>> BEGIN GIVEN DATA

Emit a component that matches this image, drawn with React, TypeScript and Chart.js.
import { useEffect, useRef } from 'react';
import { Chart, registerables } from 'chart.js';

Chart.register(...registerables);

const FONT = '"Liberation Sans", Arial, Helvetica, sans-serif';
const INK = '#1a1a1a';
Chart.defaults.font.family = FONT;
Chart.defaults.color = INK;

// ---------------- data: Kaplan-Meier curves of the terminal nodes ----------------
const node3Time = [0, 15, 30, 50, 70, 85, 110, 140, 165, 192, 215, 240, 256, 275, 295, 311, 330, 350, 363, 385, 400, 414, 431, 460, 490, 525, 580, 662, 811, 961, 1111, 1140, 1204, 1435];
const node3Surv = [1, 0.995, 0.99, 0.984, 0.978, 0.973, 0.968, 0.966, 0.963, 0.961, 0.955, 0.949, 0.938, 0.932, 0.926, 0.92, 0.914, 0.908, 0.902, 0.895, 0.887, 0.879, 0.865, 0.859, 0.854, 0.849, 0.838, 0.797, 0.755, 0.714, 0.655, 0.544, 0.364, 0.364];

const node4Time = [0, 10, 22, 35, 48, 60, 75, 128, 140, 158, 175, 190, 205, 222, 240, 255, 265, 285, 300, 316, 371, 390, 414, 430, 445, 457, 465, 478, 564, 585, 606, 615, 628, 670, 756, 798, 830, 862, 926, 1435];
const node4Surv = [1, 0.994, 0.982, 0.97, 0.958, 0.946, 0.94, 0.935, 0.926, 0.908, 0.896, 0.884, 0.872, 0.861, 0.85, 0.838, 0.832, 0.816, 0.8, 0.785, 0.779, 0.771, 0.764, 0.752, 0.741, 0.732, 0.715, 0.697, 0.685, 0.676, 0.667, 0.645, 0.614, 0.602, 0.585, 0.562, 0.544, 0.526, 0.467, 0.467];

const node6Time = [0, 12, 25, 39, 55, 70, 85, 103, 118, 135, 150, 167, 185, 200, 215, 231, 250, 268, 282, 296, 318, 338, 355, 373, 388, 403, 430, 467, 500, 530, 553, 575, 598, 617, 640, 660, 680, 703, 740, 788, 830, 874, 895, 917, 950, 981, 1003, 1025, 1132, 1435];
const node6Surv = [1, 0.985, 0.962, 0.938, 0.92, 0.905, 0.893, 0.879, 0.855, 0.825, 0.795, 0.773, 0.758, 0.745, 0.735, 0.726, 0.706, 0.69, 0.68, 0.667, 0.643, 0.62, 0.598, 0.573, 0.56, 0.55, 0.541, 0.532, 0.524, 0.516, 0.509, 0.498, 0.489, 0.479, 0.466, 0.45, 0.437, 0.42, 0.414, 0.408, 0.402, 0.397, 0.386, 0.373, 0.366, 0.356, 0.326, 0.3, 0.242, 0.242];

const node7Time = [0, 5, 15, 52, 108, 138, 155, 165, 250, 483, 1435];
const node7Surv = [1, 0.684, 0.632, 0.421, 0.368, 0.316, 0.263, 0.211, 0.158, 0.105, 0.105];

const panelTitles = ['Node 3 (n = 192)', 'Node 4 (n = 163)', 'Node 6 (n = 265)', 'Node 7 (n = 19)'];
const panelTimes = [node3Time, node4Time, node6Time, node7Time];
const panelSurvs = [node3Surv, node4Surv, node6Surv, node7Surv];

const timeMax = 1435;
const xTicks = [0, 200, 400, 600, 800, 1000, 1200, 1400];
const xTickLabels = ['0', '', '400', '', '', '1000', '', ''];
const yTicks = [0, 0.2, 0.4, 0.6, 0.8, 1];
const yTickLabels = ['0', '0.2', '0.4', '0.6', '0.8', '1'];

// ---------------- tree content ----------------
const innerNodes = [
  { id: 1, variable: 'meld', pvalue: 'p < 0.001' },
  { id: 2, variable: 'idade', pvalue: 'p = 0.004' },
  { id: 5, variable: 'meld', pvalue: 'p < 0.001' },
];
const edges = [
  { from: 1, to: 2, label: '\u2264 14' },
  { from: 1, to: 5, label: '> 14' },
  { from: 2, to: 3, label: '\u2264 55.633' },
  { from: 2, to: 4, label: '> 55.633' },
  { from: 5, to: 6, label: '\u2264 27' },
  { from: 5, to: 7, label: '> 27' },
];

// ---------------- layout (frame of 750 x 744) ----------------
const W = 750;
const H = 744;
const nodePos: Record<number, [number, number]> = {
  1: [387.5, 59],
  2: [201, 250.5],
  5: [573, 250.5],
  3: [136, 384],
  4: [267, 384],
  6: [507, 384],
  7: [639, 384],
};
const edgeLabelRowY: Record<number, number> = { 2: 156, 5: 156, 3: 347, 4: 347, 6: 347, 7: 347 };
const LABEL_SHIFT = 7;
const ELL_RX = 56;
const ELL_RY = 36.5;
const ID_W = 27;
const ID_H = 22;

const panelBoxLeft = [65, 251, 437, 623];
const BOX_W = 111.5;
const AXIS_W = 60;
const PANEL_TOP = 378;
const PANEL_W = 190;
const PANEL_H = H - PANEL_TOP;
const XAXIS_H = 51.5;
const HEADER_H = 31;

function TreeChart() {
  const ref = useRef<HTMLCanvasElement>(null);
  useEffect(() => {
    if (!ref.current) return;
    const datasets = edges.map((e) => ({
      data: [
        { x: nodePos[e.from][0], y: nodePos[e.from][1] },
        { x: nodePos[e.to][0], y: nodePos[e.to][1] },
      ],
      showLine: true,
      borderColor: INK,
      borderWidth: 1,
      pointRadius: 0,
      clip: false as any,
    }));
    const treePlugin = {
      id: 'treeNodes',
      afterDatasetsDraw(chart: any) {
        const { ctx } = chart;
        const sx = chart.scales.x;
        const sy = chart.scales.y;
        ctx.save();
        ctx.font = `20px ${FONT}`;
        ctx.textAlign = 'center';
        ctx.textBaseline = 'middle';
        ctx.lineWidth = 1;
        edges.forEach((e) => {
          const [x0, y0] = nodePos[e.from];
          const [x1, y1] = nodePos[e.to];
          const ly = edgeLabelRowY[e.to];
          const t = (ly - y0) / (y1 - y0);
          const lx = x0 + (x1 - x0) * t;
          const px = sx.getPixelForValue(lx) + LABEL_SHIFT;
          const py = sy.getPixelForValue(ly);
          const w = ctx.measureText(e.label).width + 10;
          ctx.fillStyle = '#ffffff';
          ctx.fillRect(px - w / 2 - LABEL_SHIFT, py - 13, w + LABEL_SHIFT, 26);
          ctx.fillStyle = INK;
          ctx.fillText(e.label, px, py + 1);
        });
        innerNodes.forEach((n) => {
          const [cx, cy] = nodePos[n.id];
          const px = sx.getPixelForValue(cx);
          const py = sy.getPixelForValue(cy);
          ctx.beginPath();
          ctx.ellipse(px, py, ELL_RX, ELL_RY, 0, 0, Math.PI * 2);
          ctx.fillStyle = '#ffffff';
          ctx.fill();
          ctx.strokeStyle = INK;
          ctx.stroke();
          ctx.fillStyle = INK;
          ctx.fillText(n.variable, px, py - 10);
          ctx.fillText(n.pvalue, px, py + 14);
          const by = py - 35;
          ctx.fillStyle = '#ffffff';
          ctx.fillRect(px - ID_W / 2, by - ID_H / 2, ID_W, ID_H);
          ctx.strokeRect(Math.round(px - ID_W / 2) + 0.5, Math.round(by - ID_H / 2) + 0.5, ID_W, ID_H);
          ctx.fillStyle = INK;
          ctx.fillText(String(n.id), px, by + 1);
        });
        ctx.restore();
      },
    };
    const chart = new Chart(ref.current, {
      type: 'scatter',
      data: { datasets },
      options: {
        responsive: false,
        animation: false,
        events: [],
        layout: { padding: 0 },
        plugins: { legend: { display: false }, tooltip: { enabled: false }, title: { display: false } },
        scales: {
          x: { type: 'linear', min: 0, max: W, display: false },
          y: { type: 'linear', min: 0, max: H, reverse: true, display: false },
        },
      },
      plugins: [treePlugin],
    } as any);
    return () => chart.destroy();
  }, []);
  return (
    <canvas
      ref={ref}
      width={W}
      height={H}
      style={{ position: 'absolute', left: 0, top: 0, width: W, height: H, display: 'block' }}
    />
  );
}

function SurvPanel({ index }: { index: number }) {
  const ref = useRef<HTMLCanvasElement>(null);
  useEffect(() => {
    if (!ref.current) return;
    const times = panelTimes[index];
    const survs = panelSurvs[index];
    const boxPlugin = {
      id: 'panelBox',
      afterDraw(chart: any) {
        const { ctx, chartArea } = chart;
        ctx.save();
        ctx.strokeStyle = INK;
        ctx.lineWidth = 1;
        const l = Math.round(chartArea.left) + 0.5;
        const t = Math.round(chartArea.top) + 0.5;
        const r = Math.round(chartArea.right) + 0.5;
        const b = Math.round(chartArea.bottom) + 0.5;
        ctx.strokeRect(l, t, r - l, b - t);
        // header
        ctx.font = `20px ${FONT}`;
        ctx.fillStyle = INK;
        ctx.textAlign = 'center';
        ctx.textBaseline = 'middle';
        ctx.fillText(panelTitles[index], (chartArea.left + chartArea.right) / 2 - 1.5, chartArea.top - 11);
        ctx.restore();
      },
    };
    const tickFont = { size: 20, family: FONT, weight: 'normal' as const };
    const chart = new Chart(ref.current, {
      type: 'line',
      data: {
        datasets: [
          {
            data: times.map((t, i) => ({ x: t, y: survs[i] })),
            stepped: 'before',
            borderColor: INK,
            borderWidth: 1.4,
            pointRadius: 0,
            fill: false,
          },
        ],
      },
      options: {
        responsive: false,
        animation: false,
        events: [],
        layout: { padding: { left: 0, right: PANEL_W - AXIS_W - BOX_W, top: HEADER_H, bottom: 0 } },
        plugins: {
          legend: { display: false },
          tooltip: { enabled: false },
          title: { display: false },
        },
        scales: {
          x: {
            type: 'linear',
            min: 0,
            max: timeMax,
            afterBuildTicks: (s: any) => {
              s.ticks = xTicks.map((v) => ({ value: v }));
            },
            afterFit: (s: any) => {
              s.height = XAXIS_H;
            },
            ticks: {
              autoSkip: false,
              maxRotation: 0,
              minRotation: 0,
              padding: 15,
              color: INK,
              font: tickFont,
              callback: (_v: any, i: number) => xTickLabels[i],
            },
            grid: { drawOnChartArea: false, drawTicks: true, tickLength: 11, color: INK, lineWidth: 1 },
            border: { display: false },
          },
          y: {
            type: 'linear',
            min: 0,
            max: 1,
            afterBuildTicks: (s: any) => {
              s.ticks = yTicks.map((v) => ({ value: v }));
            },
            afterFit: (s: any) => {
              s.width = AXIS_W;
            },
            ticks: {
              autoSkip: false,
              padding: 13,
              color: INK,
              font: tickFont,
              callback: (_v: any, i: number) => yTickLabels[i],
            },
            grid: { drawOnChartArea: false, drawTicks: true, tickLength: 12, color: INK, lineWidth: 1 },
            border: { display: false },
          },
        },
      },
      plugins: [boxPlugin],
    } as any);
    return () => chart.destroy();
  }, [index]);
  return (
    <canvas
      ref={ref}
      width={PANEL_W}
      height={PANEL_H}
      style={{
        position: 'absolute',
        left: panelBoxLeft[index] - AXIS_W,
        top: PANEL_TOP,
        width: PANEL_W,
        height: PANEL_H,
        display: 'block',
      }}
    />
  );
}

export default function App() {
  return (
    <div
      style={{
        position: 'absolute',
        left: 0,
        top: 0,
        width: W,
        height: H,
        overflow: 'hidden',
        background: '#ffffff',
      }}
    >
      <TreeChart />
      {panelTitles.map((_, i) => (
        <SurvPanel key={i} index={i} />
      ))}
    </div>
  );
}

>> END GIVEN DATA

▸ **PROBLEM**
Please print the material above exactly as it appears, from its first line through the line containing "Chart.defaults.color = INK;", inclusive, and stop there.

▸ **TASK SOLUTION**
Emit a component that matches this image, drawn with React, TypeScript and Chart.js.
import { useEffect, useRef } from 'react';
import { Chart, registerables } from 'chart.js';

Chart.register(...registerables);

const FONT = '"Liberation Sans", Arial, Helvetica, sans-serif';
const INK = '#1a1a1a';
Chart.defaults.font.family = FONT;
Chart.defaults.color = INK;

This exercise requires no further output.